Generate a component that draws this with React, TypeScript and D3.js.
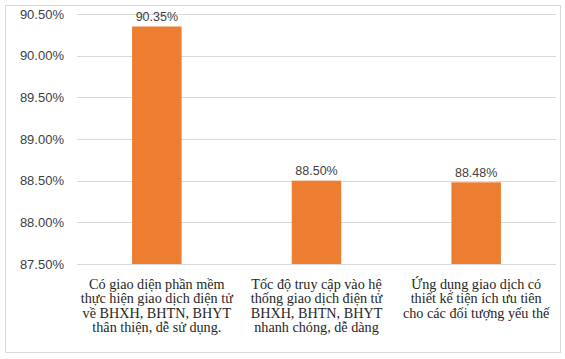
import React from "react";
import * as d3 from "d3";

const categories = [
  ["Có giao diện phần mềm", "thực hiện giao dịch điện tử", "về BHXH, BHTN, BHYT", "thân thiện, dễ sử dụng."],
  ["Tốc độ truy cập vào hệ", "thống giao dịch điện tử", "BHXH, BHTN, BHYT", "nhanh chóng, dễ dàng"],
  ["Ứng dụng giao dịch có", "thiết kế tiện ích ưu tiên", "cho các đối tượng yếu thế"],
];
const values = [90.35, 88.5, 88.48];
const yTicks = [87.5, 88.0, 88.5, 89.0, 89.5, 90.0, 90.5];

const W = 565;
const H = 359;
const left = 77;
const right = 556;
const top = 14;
const bottom = 264;

const serif = { fontFamily: "Liberation Serif, Times New Roman, serif" };
const sans = { fontFamily: "Liberation Sans, Arial, sans-serif" };

export default function App() {
  const x = d3.scaleBand<number>().domain(values.map((_, i) => i)).range([left, right]).paddingInner(0.69).paddingOuter(0.345);
  const y = d3.scaleLinear().domain([87.5, 90.5]).range([bottom, top]);
  return (
    <svg width={W} height={H} style={{ position: "absolute", left: 0, top: 0 }}>
      <rect x={0} y={0} width={W} height={H} fill="#fff" />
      <rect x={5.5} y={5.5} width={555} height={347} fill="none" stroke="#d9d9d9" strokeWidth={1} />
      {yTicks.map((t) => (
        <g key={t}>
          <line x1={left} x2={right} y1={Math.round(y(t)) + 0.5} y2={Math.round(y(t)) + 0.5} stroke="#d9d9d9" strokeWidth={1} />
          <text x={64} y={y(t)} dy="0.35em" textAnchor="end" style={sans} fontSize={13} fill="#404040">
            {t.toFixed(2)}%
          </text>
        </g>
      ))}
      {values.map((v, i) => {
        const bx = x(i)!;
        const cx = bx + x.bandwidth() / 2;
        return (
          <g key={i}>
            <rect x={bx} y={y(v)} width={x.bandwidth()} height={bottom - y(v)} fill="#ed7d31" />
            <text x={cx} y={y(v) - 10} dy="0.35em" textAnchor="middle" style={sans} fontSize={12.5} fill="#404040">
              {v.toFixed(2)}%
            </text>
            {categories[i].map((line, j) => (
              <text key={j} x={cx} y={284 + j * 14.5} dy="0.35em" textAnchor="middle" style={serif} fontSize={14.2} fill="#262626">
                {line}
              </text>
            ))}
          </g>
        );
      })}
    </svg>
  );
}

Aim:
Exactly restate the lines from the beginning of the data through the line with "const bottom = 264;", and no others, keeping pictures out.

Full output:
Generate a component that draws this with React, TypeScript and D3.js.
import React from "react";
import * as d3 from "d3";

const categories = [
  ["Có giao diện phần mềm", "thực hiện giao dịch điện tử", "về BHXH, BHTN, BHYT", "thân thiện, dễ sử dụng."],
  ["Tốc độ truy cập vào hệ", "thống giao dịch điện tử", "BHXH, BHTN, BHYT", "nhanh chóng, dễ dàng"],
  ["Ứng dụng giao dịch có", "thiết kế tiện ích ưu tiên", "cho các đối tượng yếu thế"],
];
const values = [90.35, 88.5, 88.48];
const yTicks = [87.5, 88.0, 88.5, 89.0, 89.5, 90.0, 90.5];

const W = 565;
const H = 359;
const left = 77;
const right = 556;
const top = 14;
const bottom = 264;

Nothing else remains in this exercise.